Understandably, there’s a heavy emphasis on the summer 2019 festivals throughout Europe, with footage from the likes of Full Force, Resurrection Fest, and, of course, Wacken. While these particular shows are the pinnacle for this band of Aussies, they also take time to praise their crew members, particularly the ingenuity of their sound engineer “Fishy,” frog hop around backstage, rip through bangers like “Prey,” “Dedicated,” “Absolute Power,” and laugh. The passionate sincerity that they put into their craft shines, and so do their personalities.

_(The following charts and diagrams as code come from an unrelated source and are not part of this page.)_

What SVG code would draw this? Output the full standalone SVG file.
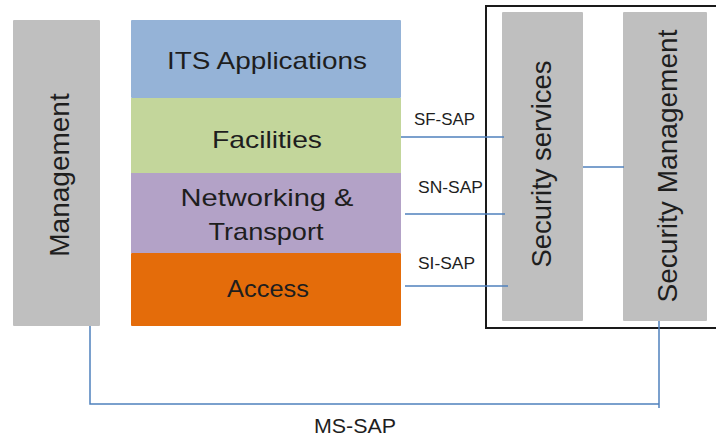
<svg xmlns="http://www.w3.org/2000/svg" width="716" height="439" viewBox="0 0 716 439">
  <style>
    .gray { fill: #bfbfbf; }
    .lbl { font-family: "Liberation Sans", Arial, sans-serif; fill: #1e1e1e; }
    .big { font-size: 24px; text-anchor: middle; }
    .vert { font-size: 28px; text-anchor: middle; }
    .sap { font-size: 17px; }
    .conn { stroke: #4f81bd; stroke-width: 1.5; fill: none; }
  </style>

  <!-- white page -->
  <rect x="0" y="0" width="716" height="439" fill="#ffffff"/>

  <!-- management column -->
  <g id="management">
    <rect class="gray" x="13" y="20" width="87" height="306" rx="1"/>
    <text class="lbl vert" transform="translate(69,175) rotate(-90)">Management</text>
  </g>

  <!-- protocol stack layers -->
  <g id="its-applications">
    <rect x="131" y="20" width="270" height="78" fill="#95b3d7" rx="1"/>
    <text class="lbl big" x="267" y="69" textLength="200" lengthAdjust="spacingAndGlyphs">ITS Applications</text>
  </g>
  <g id="facilities">
    <rect x="131" y="98" width="270" height="75" fill="#c3d69b"/>
    <text class="lbl big" x="267" y="148" textLength="110" lengthAdjust="spacingAndGlyphs">Facilities</text>
  </g>
  <g id="networking-transport">
    <rect x="131" y="173" width="270" height="80" fill="#b3a2c7"/>
    <text class="lbl big" x="267" y="206" textLength="173" lengthAdjust="spacingAndGlyphs">Networking &amp;</text>
    <text class="lbl big" x="266" y="240" textLength="115" lengthAdjust="spacingAndGlyphs">Transport</text>
  </g>
  <g id="access">
    <rect x="131" y="253" width="270" height="73" fill="#e46c0a" rx="1"/>
    <text class="lbl big" x="268" y="297" textLength="82" lengthAdjust="spacingAndGlyphs">Access</text>
  </g>

  <!-- security entity frame -->
  <g id="security-entity">
    <rect x="486" y="6" width="240" height="322" fill="none" stroke="#1a1a1a" stroke-width="2"/>
  </g>
  <g id="security-services">
    <rect class="gray" x="502" y="12" width="81" height="309" rx="1"/>
    <text class="lbl vert" transform="translate(551,164) rotate(-90)" textLength="207" lengthAdjust="spacingAndGlyphs">Security services</text>
  </g>
  <g id="security-management">
    <rect class="gray" x="623" y="12" width="84" height="309" rx="1"/>
    <text class="lbl vert" transform="translate(677,166) rotate(-90)" textLength="273" lengthAdjust="spacingAndGlyphs">Security Management</text>
  </g>

  <!-- service access points -->
  <g id="connectors">
    <line class="conn" x1="401" y1="137" x2="504" y2="137"/>
    <line class="conn" x1="405" y1="214" x2="505" y2="214"/>
    <line class="conn" x1="405" y1="286" x2="508" y2="286"/>
    <line class="conn" x1="583" y1="167" x2="624" y2="167"/>
    <polyline class="conn" points="90,326 90,404 659,404"/>
    <line class="conn" x1="659" y1="321" x2="659" y2="408"/>
  </g>

  <g id="sap-labels">
    <text class="lbl sap" x="414" y="125" textLength="61" lengthAdjust="spacingAndGlyphs">SF-SAP</text>
    <text class="lbl sap" x="418" y="193" textLength="65" lengthAdjust="spacingAndGlyphs">SN-SAP</text>
    <text class="lbl sap" x="418" y="269" textLength="57" lengthAdjust="spacingAndGlyphs">SI-SAP</text>
    <text class="lbl" x="314" y="433" font-size="21" textLength="82" lengthAdjust="spacingAndGlyphs">MS-SAP</text>
  </g>
</svg>
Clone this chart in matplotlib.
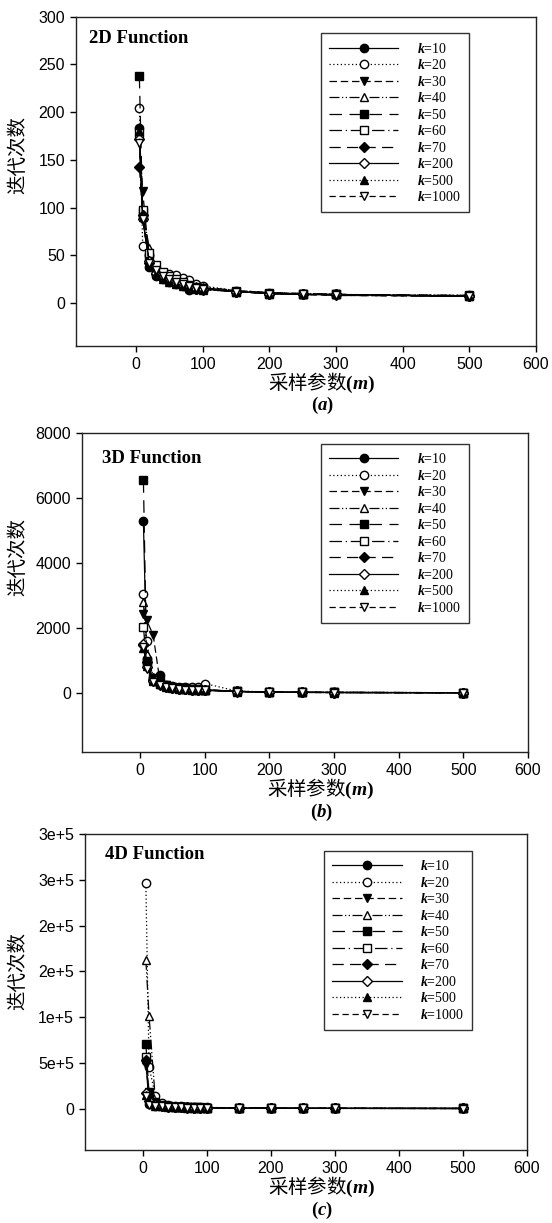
import numpy as np
import matplotlib
matplotlib.use("Agg")
import matplotlib.pyplot as plt

plt.rcParams["font.family"] = ["Liberation Sans", "DejaVu Sans"]
plt.rcParams["mathtext.fontset"] = "custom"
plt.rcParams["mathtext.rm"] = "Liberation Serif"
plt.rcParams["mathtext.it"] = "Liberation Serif:italic"
plt.rcParams["mathtext.bf"] = "Liberation Serif:bold"
plt.rcParams["mathtext.bfit"] = "Liberation Serif:italic:bold"

# sampling parameter m
m_values = [5, 10, 20, 30, 40, 50, 60, 70, 80, 90, 100, 150, 200, 250, 300, 500]
k_labels = ["10", "20", "30", "40", "50", "60", "70", "200", "500", "1000"]

# 2D function, iterations per k
iter_2d = [
    [183, 90, 38, 28, 25, 22, 20, 18, 14, 15, 15, 12, 10, 9, 9, 7],
    [204, 60, 50, 35, 32, 30, 29, 26, 24, 20, 18, 13, 11, 10, 9, 8],
    [178, 117, 45, 32, 28, 25, 22, 20, 17, 16, 15, 12, 10, 9, 9, 7],
    [175, 95, 58, 36, 30, 26, 23, 21, 19, 18, 17, 13, 11, 10, 9, 8],
    [238, 95, 48, 34, 28, 25, 22, 20, 18, 16, 15, 12, 10, 9, 9, 7],
    [178, 97, 52, 40, 33, 28, 25, 22, 19, 17, 16, 13, 11, 10, 9, 8],
    [143, 92, 42, 30, 26, 23, 21, 19, 16, 15, 14, 12, 10, 9, 8, 7],
    [172, 88, 44, 31, 27, 24, 21, 19, 17, 15, 15, 12, 10, 9, 9, 7],
    [180, 90, 40, 30, 25, 22, 20, 18, 16, 15, 14, 12, 10, 9, 9, 7],
    [168, 88, 42, 35, 28, 25, 22, 20, 18, 16, 15, 12, 10, 9, 8, 7],
]

# 3D function
iter_3d = [
    [5280, 1040, 420, 550, 220, 180, 150, 130, 120, 110, 100, 60, 40, 30, 28, 20],
    [3060, 1620, 480, 330, 260, 230, 210, 200, 190, 180, 300, 70, 45, 35, 30, 22],
    [2440, 2240, 1800, 450, 260, 200, 170, 150, 130, 120, 110, 60, 40, 32, 28, 20],
    [2800, 1220, 500, 320, 240, 190, 160, 140, 130, 120, 110, 65, 42, 32, 28, 20],
    [6540, 1000, 460, 380, 250, 200, 170, 150, 130, 120, 110, 60, 40, 30, 28, 20],
    [2050, 900, 420, 300, 220, 180, 150, 130, 120, 110, 100, 60, 40, 30, 28, 20],
    [1470, 950, 400, 280, 210, 170, 140, 125, 115, 105, 95, 58, 38, 30, 26, 19],
    [1500, 800, 380, 270, 200, 160, 140, 120, 110, 100, 95, 55, 38, 30, 26, 19],
    [1400, 850, 390, 280, 200, 165, 140, 125, 110, 100, 95, 55, 38, 30, 26, 19],
    [1420, 760, 360, 250, 190, 150, 130, 115, 105, 95, 90, 52, 36, 28, 25, 18],
]

# 4D function
iter_4d = [
    [51700, 5000, 3000, 2500, 2000, 1800, 1600, 1500, 1400, 1300, 1200, 800, 600, 500, 450, 350],
    [246000, 45800, 13500, 6000, 4000, 3000, 2500, 2200, 2000, 1800, 1600, 900, 700, 600, 500, 400],
    [48000, 18000, 6000, 3500, 2500, 2000, 1800, 1600, 1500, 1400, 1300, 800, 600, 500, 450, 350],
    [162700, 101500, 8000, 4500, 3000, 2500, 2000, 1800, 1600, 1500, 1400, 850, 650, 550, 480, 380],
    [71000, 17000, 7000, 4000, 3000, 2300, 2000, 1800, 1600, 1500, 1400, 850, 650, 550, 480, 380],
    [57000, 12000, 5000, 3000, 2500, 2000, 1700, 1500, 1400, 1300, 1200, 800, 600, 500, 450, 350],
    [53500, 15000, 6000, 3500, 2500, 2000, 1700, 1500, 1400, 1300, 1200, 800, 600, 500, 450, 350],
    [17500, 8000, 4000, 3000, 2200, 1800, 1500, 1400, 1300, 1200, 1100, 750, 550, 480, 420, 330],
    [15000, 7000, 3500, 2800, 2000, 1700, 1500, 1400, 1300, 1200, 1100, 700, 550, 450, 400, 320],
    [13500, 4000, 3000, 2500, 2000, 1700, 1500, 1300, 1200, 1100, 1000, 700, 500, 450, 400, 300],
]

yticks_4d = [0, 50000, 100000, 150000, 200000, 250000, 300000]
ytick_labels_4d = ["0", "5e+5", "1e+5", "2e+5", "2e+5", "3e+5", "3e+5"]

# (marker, filled, linestyle)
styles = [
    ("o", True, "-"),
    ("o", False, (0, (1, 2))),
    ("v", True, (0, (6, 3))),
    ("^", False, (0, (8, 2, 1, 2, 1, 2))),
    ("s", True, (0, (10, 6))),
    ("s", False, (0, (10, 3, 1, 3))),
    ("D", True, (0, (9, 5))),
    ("D", False, "-"),
    ("^", True, (0, (1, 2))),
    ("v", False, (0, (5, 3))),
]

W, H = 552, 1223


def fx(x):
    return x / W


def fy(y):
    return 1 - y / H


fig = plt.figure(figsize=(W / 100, H / 100), dpi=100)

panels = [
    dict(data=iter_2d, box=(76, 16.7, 536, 346), ylim=(-45, 300),
         yticks=np.arange(0, 301, 50), ylabels=None, title="2D Function",
         title_off=(13, 26), leg=(320.7, 33.3), ylab_y=155, xlab_y=383,
         cap_y=405, cap="a"),
    dict(data=iter_3d, box=(82, 432.7, 528, 752), ylim=(-1800, 8000),
         yticks=np.arange(0, 8001, 2000), ylabels=None, title="3D Function",
         title_off=(20, 30), leg=(320.7, 444), ylab_y=557, xlab_y=789,
         cap_y=812, cap="b"),
    dict(data=iter_4d, box=(85, 834, 527, 1150), ylim=(-45000, 300000),
         yticks=yticks_4d, ylabels=ytick_labels_4d, title="4D Function",
         title_off=(20, 25), leg=(324, 850.7), ylab_y=971, xlab_y=1187,
         cap_y=1210, cap="c"),
]

for p in panels:
    x0, y0, x1, y1 = p["box"]
    ax = fig.add_axes([fx(x0), fy(y1), fx(x1) - fx(x0), fy(y0) - fy(y1)])
    for vals, (mk, filled, ls), lab in zip(p["data"], styles, k_labels):
        ax.plot(m_values, vals, linestyle=ls, color="black", linewidth=0.9,
                marker=mk, markersize=6 if mk != "D" else 5,
                markerfacecolor="black" if filled else "white",
                markeredgecolor="black", markeredgewidth=1.0,
                label=r"$\mathbfit{k}$=" + lab)
    ax.set_xlim(-90, 600)
    ax.set_ylim(*p["ylim"])
    ax.set_xticks(np.arange(0, 601, 100))
    ax.set_yticks(p["yticks"])
    if p["ylabels"] is not None:
        ax.set_yticklabels(p["ylabels"])
    ax.tick_params(direction="out", length=4, width=1, labelsize=11.5, pad=4,
                   top=False, right=False)
    for s in ax.spines.values():
        s.set_linewidth(1.0)
        s.set_color("#222222")

    ax.annotate(p["title"], xy=(0, 1), xycoords="axes fraction",
                xytext=(p["title_off"][0] * 0.72, -p["title_off"][1] * 0.72),
                textcoords="offset points", ha="left", va="baseline",
                family="Liberation Serif", fontweight="bold", fontsize=13.5)

    leg = ax.legend(loc="upper left", bbox_to_anchor=(fx(p["leg"][0]), fy(p["leg"][1])),
                    bbox_transform=fig.transFigure, borderaxespad=0,
                    prop={"family": "Liberation Serif", "size": 10},
                    handlelength=5.0, handletextpad=1.3, labelspacing=0.18,
                    borderpad=0.6, fancybox=False, framealpha=1, numpoints=1)
    leg.get_frame().set_edgecolor("#333333")
    leg.get_frame().set_linewidth(1.0)

    fig.text(fx(18), fy(p["ylab_y"]), "迭代次数", rotation=90, ha="center",
             va="center", family=["Noto Sans CJK SC", "DejaVu Sans"], fontsize=14)
    fig.text(fx((x0 + x1) / 2 + 16), fy(p["xlab_y"]),
             r"采样参数$\mathbf{(}\mathbfit{m}\mathbf{)}$", ha="center",
             va="center", family=["Noto Sans CJK SC", "DejaVu Sans"], fontsize=14)
    fig.text(fx((x0 + x1) / 2 + 16), fy(p["cap_y"]),
             r"$\mathbf{(}\mathbfit{" + p["cap"] + r"}\mathbf{)}$",
             ha="center", va="center", fontsize=13.5)

fig.savefig("out.png", dpi=100)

Don’t forget that the soundtrack to the documentary arrives on March 27th, 2020, thanks to Epitaph Records. The 14-song disc includes 11 tracks recorded live during the band’s epic headlining set at Wacken Open Air 2019, as well as three very special new studio tracks, the German remakes of “Würgegriff (Vice Grip),” “Die Leere (The Void),” and “Schattenboxen (Shadow Boxing) feat. Casper.” If the accompanying film has anything to teach us as Parkway fans, it is that we need this live disc!
This all makes Viva The Underdogs a truly exceptional experience from a band at the uppermost echelon of Metal. For this, Cryptic Rock gives Viva The Underdogs 5 of 5 stars.